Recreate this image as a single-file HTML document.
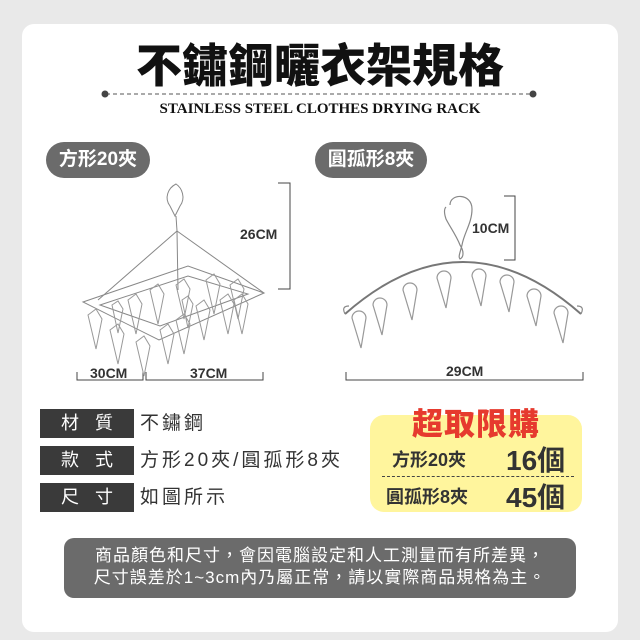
<!DOCTYPE html>
<html><head><meta charset="utf-8"><style>
*{margin:0;padding:0;box-sizing:border-box}
body{width:640px;height:640px;background:#e9e9e9;position:relative;overflow:hidden;font-family:"Liberation Sans","Noto Sans CJK TC",sans-serif}
.card{position:absolute;left:22px;top:24px;width:596px;height:608px;background:#fff;border-radius:12px}
.abs{position:absolute}
.title{left:0;width:640px;top:36px;text-align:center;font-size:46px;font-weight:900;color:#111;letter-spacing:0px;line-height:60px}
.en{left:0;width:640px;top:101px;text-align:center;font-family:"Liberation Serif",serif;font-weight:bold;font-size:15px;color:#111}
.pill{background:#6b6b6b;color:#fff;font-weight:bold;font-size:19px;border-radius:18px;height:36px;line-height:36px;text-align:center}
.lab{background:#3a3a3a;color:#fff;font-size:18px;width:94px;height:29px;line-height:29px;text-align:center;letter-spacing:16px;padding-left:16px}
.val{font-size:19px;color:#333;line-height:29px;letter-spacing:3px}
.dim{font-size:14px;font-weight:bold;color:#333}
</style></head><body>
<div class="card"></div>
<div class="abs title">不鏽鋼曬衣架規格</div>
<svg class="abs" style="left:0;top:0" width="640" height="640">
<line x1="106" y1="94" x2="532" y2="94" stroke="#555" stroke-width="1" stroke-dasharray="4,3"/>
<circle cx="105" cy="94" r="3.5" fill="#444"/><circle cx="533" cy="94" r="3.5" fill="#444"/>
<path d="M278 183 H290 V289 H278" fill="none" stroke="#444" stroke-width="1"/>
<path d="M77 372 V380 H143 V372 M146 372 V380 H263 V372" fill="none" stroke="#444" stroke-width="1"/>
<path d="M504 196 H515 V260 H504" fill="none" stroke="#444" stroke-width="1"/>
<path d="M346 372 V380 H583 V372" fill="none" stroke="#444" stroke-width="1"/>
<g fill="none" stroke="#888" stroke-width="1">
<path d="M176 184 c-8 4 -12 14 -6 22 l5 10 l5 -10 c6 -8 2 -18 -4 -22z"/>
<line x1="176" y1="216" x2="177" y2="231"/>
<path d="M177 231 L98 300 M177 231 L264 293 M177 231 L178 290"/>
<path d="M83 302 L188 266 L264 293 L159 340 Z"/>
<path d="M100 305 L188 276 L248 294 L160 326 Z"/>
<g stroke="#999">
<path d="M88 315 l8 -6 l6 10 l-6 30 z M110 330 l8 -6 l6 10 l-6 30 z M136 342 l8 -6 l6 10 l-6 30 z M160 330 l8 -6 l6 10 l-6 30 z M176 320 l8 -6 l6 10 l-6 30 z M196 306 l8 -6 l6 10 l-6 30 z M220 300 l8 -6 l6 10 l-6 30 z M234 300 l8 -6 l6 10 l-6 30 z M128 300 l8 -6 l6 10 l-6 30 z M150 290 l8 -6 l6 10 l-6 30 z M176 285 l8 -6 l6 10 l-6 30 z M206 280 l8 -6 l6 10 l-6 30 z M230 285 l8 -6 l6 10 l-6 30 z M112 305 l6 -4 l5 8 l-5 24 z M182 300 l6 -4 l5 8 l-5 24 z"/>
</g></g>
<g fill="none" stroke="#888" stroke-width="1.2">
<path d="M450 205 c0 -12 22 -12 22 4 c0 14 -8 24 -10 36 c-2 8 -4 12 -2 14 c4 -2 4 -8 0 -14 c-4 -10 -10 -18 -14 -26 c-2 -6 -2 -10 0 -12"/>
<path d="M345 314 Q463 210 581 314" stroke="#777" stroke-width="2"/>
<path d="M345 314 q-4 -8 4 -8 M581 314 q4 -8 -4 -8"/>
<g stroke="#999">
<path d="M352 318 a7 7 0 1 1 14 0 l-5 30 z M373 305 a7 7 0 1 1 14 0 l-5 30 z M403 290 a7 7 0 1 1 14 0 l-5 30 z M437 278 a7 7 0 1 1 14 0 l-5 30 z M472 276 a7 7 0 1 1 14 0 l-5 30 z M500 282 a7 7 0 1 1 14 0 l-5 30 z M527 296 a7 7 0 1 1 14 0 l-5 30 z M554 313 a7 7 0 1 1 14 0 l-5 30 z"/>
</g></g>
</svg>
<div class="abs en">STAINLESS STEEL CLOTHES DRYING RACK</div>
<div class="abs pill" style="left:46px;top:142px;width:104px">方形20夾</div>
<div class="abs pill" style="left:315px;top:142px;width:112px">圓孤形8夾</div>
<div class="abs dim" style="left:240px;top:226px">26CM</div>
<div class="abs dim" style="left:90px;top:365px">30CM</div>
<div class="abs dim" style="left:190px;top:365px">37CM</div>
<div class="abs dim" style="left:472px;top:220px">10CM</div>
<div class="abs dim" style="left:446px;top:363px">29CM</div>
<div class="abs lab" style="left:40px;top:409px">材質</div>
<div class="abs val" style="left:140px;top:409px">不鏽鋼</div>
<div class="abs lab" style="left:40px;top:446px">款式</div>
<div class="abs val" style="left:140px;top:446px">方形20夾/圓孤形8夾</div>
<div class="abs lab" style="left:40px;top:483px">尺寸</div>
<div class="abs val" style="left:140px;top:483px">如圖所示</div>
<div class="abs" style="left:370px;top:415px;width:212px;height:97px;background:#fff59d;border-radius:14px"></div>
<div class="abs" style="left:370px;top:399px;width:212px;text-align:center;font-size:31px;font-weight:900;color:#e63a2e;letter-spacing:1px">超取限購</div>
<div class="abs" style="left:392px;top:446px;font-size:18px;font-weight:bold;color:#333">方形20夾</div>
<div class="abs" style="left:506px;top:439px;font-size:28px;font-weight:bold;color:#333">16個</div>
<div class="abs" style="left:382px;top:476px;width:192px;border-top:1px dashed #444"></div>
<div class="abs" style="left:386px;top:483px;font-size:18px;font-weight:bold;color:#333">圓孤形8夾</div>
<div class="abs" style="left:506px;top:476px;font-size:28px;font-weight:bold;color:#333">45個</div>
<div class="abs" style="left:64px;top:538px;width:512px;height:60px;background:#6b6b6b;border-radius:10px;color:#fff;font-size:17px;line-height:22px;text-align:center;padding-top:7px;letter-spacing:1px;white-space:nowrap">商品顏色和尺寸，會因電腦設定和人工測量而有所差異，<br>尺寸誤差於1~3cm內乃屬正常，請以實際商品規格為主。</div>
</body></html>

▶ Required task
Set down the material above as is, without any pictures.

▶ Result of this exercise
Recreate this image as a single-file HTML document.
<!DOCTYPE html>
<html><head><meta charset="utf-8"><style>
*{margin:0;padding:0;box-sizing:border-box}
body{width:640px;height:640px;background:#e9e9e9;position:relative;overflow:hidden;font-family:"Liberation Sans","Noto Sans CJK TC",sans-serif}
.card{position:absolute;left:22px;top:24px;width:596px;height:608px;background:#fff;border-radius:12px}
.abs{position:absolute}
.title{left:0;width:640px;top:36px;text-align:center;font-size:46px;font-weight:900;color:#111;letter-spacing:0px;line-height:60px}
.en{left:0;width:640px;top:101px;text-align:center;font-family:"Liberation Serif",serif;font-weight:bold;font-size:15px;color:#111}
.pill{background:#6b6b6b;color:#fff;font-weight:bold;font-size:19px;border-radius:18px;height:36px;line-height:36px;text-align:center}
.lab{background:#3a3a3a;color:#fff;font-size:18px;width:94px;height:29px;line-height:29px;text-align:center;letter-spacing:16px;padding-left:16px}
.val{font-size:19px;color:#333;line-height:29px;letter-spacing:3px}
.dim{font-size:14px;font-weight:bold;color:#333}
</style></head><body>
<div class="card"></div>
<div class="abs title">不鏽鋼曬衣架規格</div>
<svg class="abs" style="left:0;top:0" width="640" height="640">
<line x1="106" y1="94" x2="532" y2="94" stroke="#555" stroke-width="1" stroke-dasharray="4,3"/>
<circle cx="105" cy="94" r="3.5" fill="#444"/><circle cx="533" cy="94" r="3.5" fill="#444"/>
<path d="M278 183 H290 V289 H278" fill="none" stroke="#444" stroke-width="1"/>
<path d="M77 372 V380 H143 V372 M146 372 V380 H263 V372" fill="none" stroke="#444" stroke-width="1"/>
<path d="M504 196 H515 V260 H504" fill="none" stroke="#444" stroke-width="1"/>
<path d="M346 372 V380 H583 V372" fill="none" stroke="#444" stroke-width="1"/>
<g fill="none" stroke="#888" stroke-width="1">
<path d="M176 184 c-8 4 -12 14 -6 22 l5 10 l5 -10 c6 -8 2 -18 -4 -22z"/>
<line x1="176" y1="216" x2="177" y2="231"/>
<path d="M177 231 L98 300 M177 231 L264 293 M177 231 L178 290"/>
<path d="M83 302 L188 266 L264 293 L159 340 Z"/>
<path d="M100 305 L188 276 L248 294 L160 326 Z"/>
<g stroke="#999">
<path d="M88 315 l8 -6 l6 10 l-6 30 z M110 330 l8 -6 l6 10 l-6 30 z M136 342 l8 -6 l6 10 l-6 30 z M160 330 l8 -6 l6 10 l-6 30 z M176 320 l8 -6 l6 10 l-6 30 z M196 306 l8 -6 l6 10 l-6 30 z M220 300 l8 -6 l6 10 l-6 30 z M234 300 l8 -6 l6 10 l-6 30 z M128 300 l8 -6 l6 10 l-6 30 z M150 290 l8 -6 l6 10 l-6 30 z M176 285 l8 -6 l6 10 l-6 30 z M206 280 l8 -6 l6 10 l-6 30 z M230 285 l8 -6 l6 10 l-6 30 z M112 305 l6 -4 l5 8 l-5 24 z M182 300 l6 -4 l5 8 l-5 24 z"/>
</g></g>
<g fill="none" stroke="#888" stroke-width="1.2">
<path d="M450 205 c0 -12 22 -12 22 4 c0 14 -8 24 -10 36 c-2 8 -4 12 -2 14 c4 -2 4 -8 0 -14 c-4 -10 -10 -18 -14 -26 c-2 -6 -2 -10 0 -12"/>
<path d="M345 314 Q463 210 581 314" stroke="#777" stroke-width="2"/>
<path d="M345 314 q-4 -8 4 -8 M581 314 q4 -8 -4 -8"/>
<g stroke="#999">
<path d="M352 318 a7 7 0 1 1 14 0 l-5 30 z M373 305 a7 7 0 1 1 14 0 l-5 30 z M403 290 a7 7 0 1 1 14 0 l-5 30 z M437 278 a7 7 0 1 1 14 0 l-5 30 z M472 276 a7 7 0 1 1 14 0 l-5 30 z M500 282 a7 7 0 1 1 14 0 l-5 30 z M527 296 a7 7 0 1 1 14 0 l-5 30 z M554 313 a7 7 0 1 1 14 0 l-5 30 z"/>
</g></g>
</svg>
<div class="abs en">STAINLESS STEEL CLOTHES DRYING RACK</div>
<div class="abs pill" style="left:46px;top:142px;width:104px">方形20夾</div>
<div class="abs pill" style="left:315px;top:142px;width:112px">圓孤形8夾</div>
<div class="abs dim" style="left:240px;top:226px">26CM</div>
<div class="abs dim" style="left:90px;top:365px">30CM</div>
<div class="abs dim" style="left:190px;top:365px">37CM</div>
<div class="abs dim" style="left:472px;top:220px">10CM</div>
<div class="abs dim" style="left:446px;top:363px">29CM</div>
<div class="abs lab" style="left:40px;top:409px">材質</div>
<div class="abs val" style="left:140px;top:409px">不鏽鋼</div>
<div class="abs lab" style="left:40px;top:446px">款式</div>
<div class="abs val" style="left:140px;top:446px">方形20夾/圓孤形8夾</div>
<div class="abs lab" style="left:40px;top:483px">尺寸</div>
<div class="abs val" style="left:140px;top:483px">如圖所示</div>
<div class="abs" style="left:370px;top:415px;width:212px;height:97px;background:#fff59d;border-radius:14px"></div>
<div class="abs" style="left:370px;top:399px;width:212px;text-align:center;font-size:31px;font-weight:900;color:#e63a2e;letter-spacing:1px">超取限購</div>
<div class="abs" style="left:392px;top:446px;font-size:18px;font-weight:bold;color:#333">方形20夾</div>
<div class="abs" style="left:506px;top:439px;font-size:28px;font-weight:bold;color:#333">16個</div>
<div class="abs" style="left:382px;top:476px;width:192px;border-top:1px dashed #444"></div>
<div class="abs" style="left:386px;top:483px;font-size:18px;font-weight:bold;color:#333">圓孤形8夾</div>
<div class="abs" style="left:506px;top:476px;font-size:28px;font-weight:bold;color:#333">45個</div>
<div class="abs" style="left:64px;top:538px;width:512px;height:60px;background:#6b6b6b;border-radius:10px;color:#fff;font-size:17px;line-height:22px;text-align:center;padding-top:7px;letter-spacing:1px;white-space:nowrap">商品顏色和尺寸，會因電腦設定和人工測量而有所差異，<br>尺寸誤差於1~3cm內乃屬正常，請以實際商品規格為主。</div>
</body></html>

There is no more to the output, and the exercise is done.